Egypt is among the top five banking markets in Africa in terms of growth and profitability,according to a study by management consulting firm McKinsey and Company.
The McKinsey report released on Wednesday shows that Egypt, Angola, Nigeria, South Africa, and Morocco, account for 68 percent of the continent’s total banking revenue pool.
Meanwhile, Africa has emerged as the world’s number two banking market in terms of growth and profitability.
Factors like low banking penetration and income levels, and cash based economies are key obstacles to the development of Africa’s banking sector. However, according to data collected from the performance of 35 of Africa’s leading banks, and surveys of banking executives and customers, the McKinsey report says that the number of banked Africans grew from 170 million in 2012 to nearly 300 million last year.
“We expect the banked population in Africa to swell by more than 150 million people, from nearly 300 million in 2017 to 450 million by 2022, and much of this growth will be at levels of income lower than $5,000 per year,” the report says.
“Globally, the banking industry is facing disappointing returns and sluggish growth…Africa’s banking sector provides a refreshing contrast. Its markets are fast-growing and nearly twice as profitable as the global average.”
The report separates the continents banking markets into four archetypes: Relatively mature, fast-growing transition market, sleeping giants, and nascent market. Egypt is placed in the first category along with South Africa.

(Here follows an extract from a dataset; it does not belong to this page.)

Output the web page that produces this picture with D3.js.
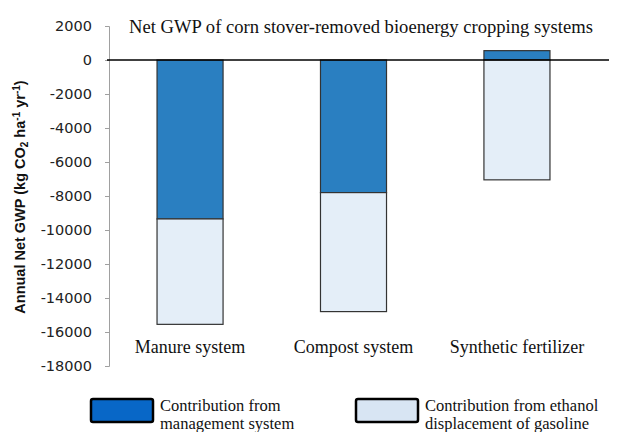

“These markets have higher branch penetration—17 branches per 100,000 adults, versus the African average of five. They also have higher credit bureau penetration of 22 percent of adults, double the African average. Retail banking tends to be a higher share of the revenue pool in these markets, and more sophisticated financial services such as asset management and mortgages are also more prevalent. This is partly because the share of adults earning more than USD5,000 per annum is higher at 51 percent on average, versus 15 percent for Africa as a whole,” the report says.
The report also projects that around 60 percent of total retail revenue growth in the next five years will come from Egypt, Morocco, South Africa, Ghana, and Nigeria.
Four in ten African banking customers prefer digital channels for transactions, and four major countries’ customers prefer digital to branch. However, Egypt proves to show little preference to digital.
For example, in Nigeria, 59 percent of customers prefer digital, compared to 15 percent that favor branches. Digital channels are also preferred to branches for transactions in South Africa (56 percent of customers versus 27 percent), Angola (45 versus 40 percent), and Kenya (43 versus 33 percent).
Even though only 15 percent of Africans had annual income above USD 5,000 last year, McKinsey’s research indicated that nearly 70 percent of retail banking revenue growth through 2025 will come from customers earning between USD 6,000 and USD 36,000.
Additionally, the report points out that heavy staff costs and labor-intensive, paper-dominated processes hold back productivity, adding that credit risk still remains a concern, with non-performing loans accounting for more than 5 percent of African banks’ portfolios.